Cliente da Universidade do Pastel desde que se entende por gente, a bancária Bruna Rocha, 32, diz que, durante o passeio na feira, uma paradinha na pastelaria é uma tradição familiar. "Virou uma memória afetiva, porque é uma coisa que lembra a infância. Parar na feira, comer pastel e tomar caldo de cana é uma coisa que veio de criança. Independentemente do que a gente vem fazer aqui, sempre paramos na pastelaria, nem que seja para tomar o caldo, mesmo não estando com sede", admite. "Foi minha mãe que me influenciou. Dá para dizer que é uma tradição passada de mãe para filha. Quando eu viajo, inclusive, procuro uma feira que tenha pastelaria, justamente para me lembrar daqui. É um hábito que carrego para qualquer lugar que eu vá", conclui a bancária.
Muitas recordações
Outro estabelecimento bastante conhecido por quem mora no DF, principalmente no Plano Piloto, é a Pioneira da Borracha, fundada por Hely Walter Couto, 96. A decisão de abrir a loja veio quando o irmão de um amigo ofereceu um lote para que ele se mudasse de Belo Horizonte para Brasília, no fim dos anos 1950. Hely, que até então tinha uma alfaiataria, voltou para Minas e falou com seus funcionários sobre a novidade. "Contei que vinha para Brasília para abrir uma 'Casa da Borracha'. Um deles perguntou se já existia alguma loja do ramo, e eu disse que não, então, ele sugeriu que a chamasse de pioneira.

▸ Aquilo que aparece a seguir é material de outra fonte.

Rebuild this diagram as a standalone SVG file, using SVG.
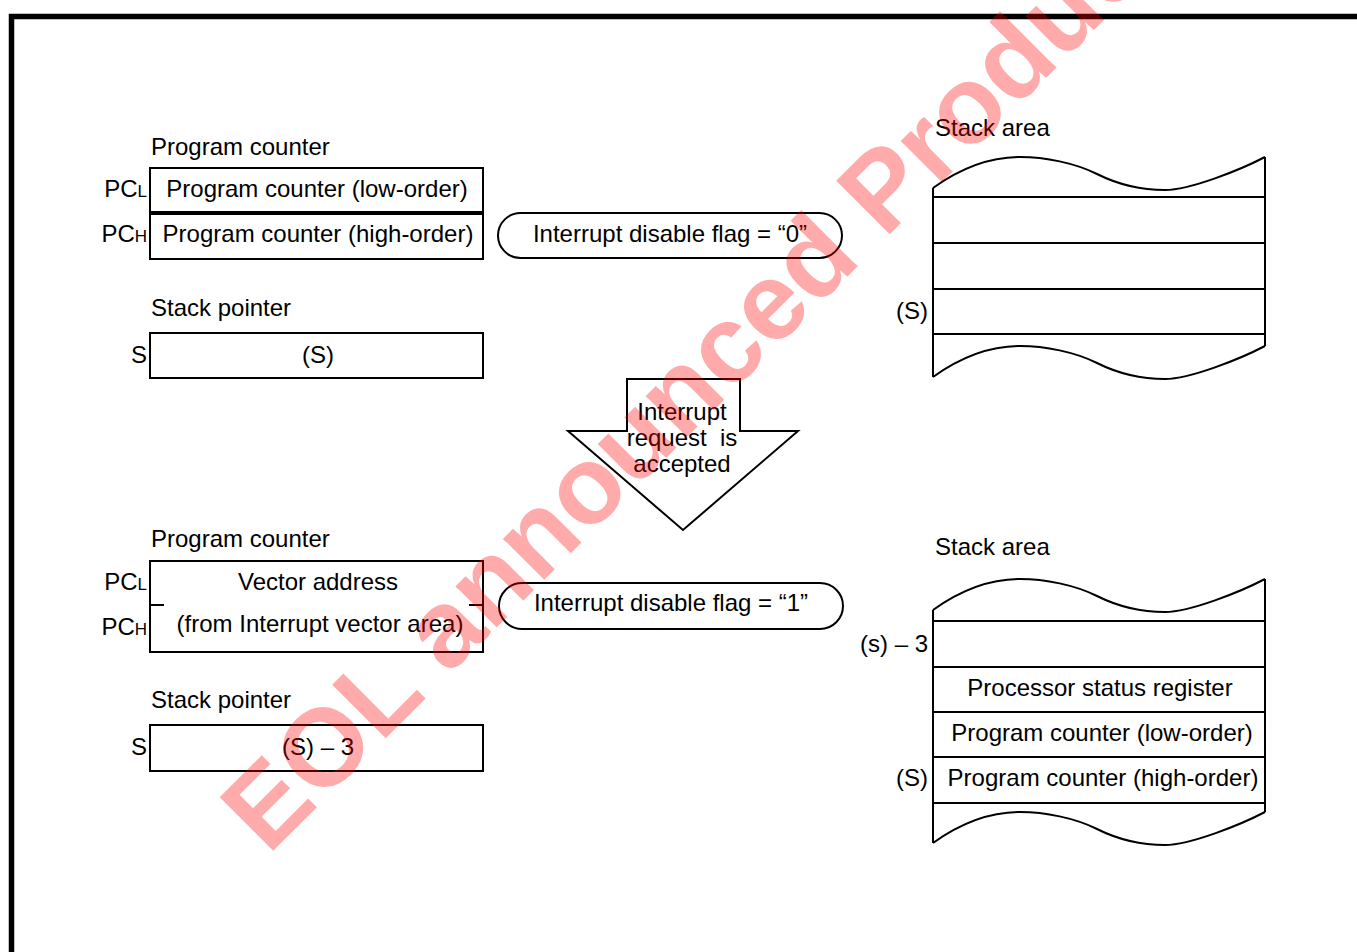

Foi assim que surgiu o nome da loja, que teve a primeira unidade inaugurada no Núcleo Bandeirante", relembra.
Cliente da Pioneira da Borracha há vários anos, Euvaldo Mendes, 61, afirma que, depois de algum tempo, acabou criando um vínculo com o estabelecimento. "Conheço alguns funcionários, quase com um vínculo de amizade, e é bom vir aqui. Um tio, que mora próximo, começou a me trazer aqui. Eu aprendi o caminho e, até hoje, tenho carinho. Prefiro comprar aqui do que em algum shopping. Mesmo quando eu não preciso de nada, passo aqui na loja e acabo levando alguma coisa", revela o aposentado.